24 October 2019

Dead Girls by Alice Bolin


I picked this book up because I've been trying to be more conscious of all the "dead women" media I take in every year. I don't read a lot of thrillers but I do consume A LOT of television and a lot of it involves crimes against women. I was obsessed with the first season of True Detective, I was deeply disturbed by Sharp Objects, and I eagerly await new seasons of Mindhunter, Top of the Lake, and Westworld. I read an interview with the author (Alice Bolin) and thought it would be interesting to learn more about why so many people (myself included) find these stories so compelling.

Dead Girls: Essays on Surviving an American Obsession is only 288 pages and split between more personal stories from the author's life and her examination of pop-culture and how dead women fit into it. The first essay jumps right into it and is pretty up-to-date with TV references.

There can be no redemption for the Dead Girl, but it is available to the person who is solving her murder. Just as for the murderers, for the detectives in True Detective and Twin Peaks, the victim's body is a neutral arena on which to work out male problems."

I found myself feeling almost defensive while reading this essay. I've never gotten into Twin Peaks but I looooved True Detective and their were times I found it frustrating to read about Bolin's complaints. I get that there is something weird about our obsession with graphic murders of women (specifically white women) and I don't want to say "it's just a TV show!" but I also am someone who really likes to watch them, so I guess it's hard to look in the mirror. My larger criticism would be that while Bolin certainly calls out this obsession, she doesn't do a great job of unpacking why we're so obsessed. And that was the main thing I was looking to take away from this book.

Alice Bolin
Bolin starts the book's introduction citing Joan Didion. It's clear throughout the rest of the essays that Bolin really likes Didion's writing but she's never able to get close to it.
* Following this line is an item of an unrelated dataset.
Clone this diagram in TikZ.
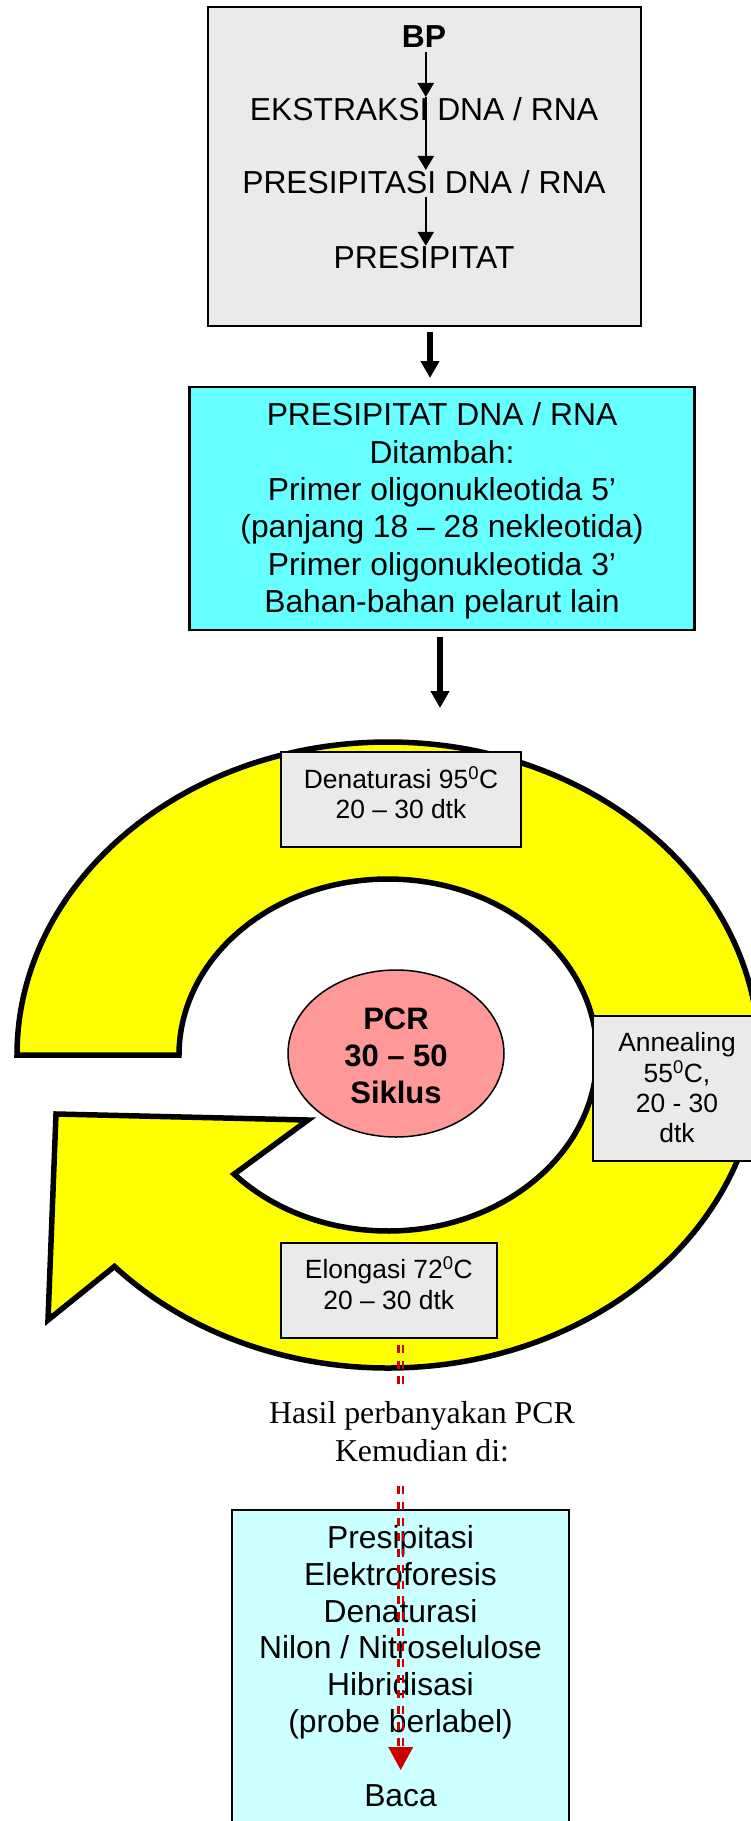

I recently re-read Didion's essay "Sentimental Journeys" after watching Ava Duvernay's miniseries on the Central Park Five where Didion expertly writes about the way white victims are treated in the press compared to women of colour. Obviously I worship Didion and it's unfair to compare their writing, but by Bolin constantly bringing Didion up it was hard not to make that comparison.

Didion is one of the essential essayists of the twentieth century, and all great nonfiction writers examine how the coherence we expect from storytelling is incompatible with the contradictions and competing truths of real life."

That being said, Bolin is also clearly very interested in the concept of narrative and a lot of her essays deal with storytelling. She grabbed a quotation from Maggie Nelson (author of The Argonauts - a book I own and can't wait to read) which I really loved:

Conventional wisdom has it that we dredge up family stories to find out more about ourselves... to catapult ourselves, like Oedipus, down the track that leads to the revelation of some original crime .. Then we gouge our eyes out in shame."


In Bolin's essay "The Place Makes Everyone a Gambler" she unpacks Didion's book Play It As It Lays (a fictional account of a depressed actress from Nevada) and compares the central character's breakdown to the very public breakdown of pop-star Britney Spears. I actually found this to be the most enjoyable essay in Bolin's collection. It was disturbing to revisit the way we all gleefully watched Spears shave her head in front of paparazzi.

For me, Bolin's writing is at its strongest when she is focusing on our obsession with narrative in general, rather than just tearing apart popular television shows that feature a dead girl.

Our cultural obsession with murder stories and the criminal justice system is a prime example of the impulse to narrativize a reality that is basically unexplainable. For better or worse, narrative is the tool that the system uses to deliver justice: the defence and the prosecution each present their stories, and the one that makes more sense - read as: the more satisfying one - becomes the reality."

The other essay I was interested in was "The Daughter as Detective." The first half of this book deals with a popular Swedish detective series known as The Martin Beck Police Mystery Series and the much more popular Mellennium Swedish series from Stieg Larsson (a.k.a. The Girl With the Dragon Tattoo). In it Bolin talks about the authors' motivation for writing these books and how sometimes that got away from them. She also reminded me that the Swedish name for The Girl With the Dragon Tattoo is actually Men Who Hate Women (a MUCH, MUCH better title).


But this essay went off the rails for me as soon as Bolin makes it super personal. At first she mentions her father's obsession with these series (which made sense with the narrative) but then she goes into his possible diagnosis as being on the autism spectrum and it feels completely out of place. I couldn't see how this diagnosis connected at all to her original storyline, and I felt it was just crammed in there.

Bolin makes the point in a later essay about how difficult it is to avoid the personal when trying to write nonfiction. She says:

It is very difficult to avoid sentimental narratives in personal essays, given that we romanticize nothing so much as ourselves." 

Unfortunately this personal narrative is what I disliked so much about Dead Girls. I didn't find Bolin to be a captivating personality and I wasn't interested in what her apartment was like. I wish she kept more to the subject matter (re: dead girls) because when she was focused on narrative and these storylines, I found her work to be thought provoking and interesting.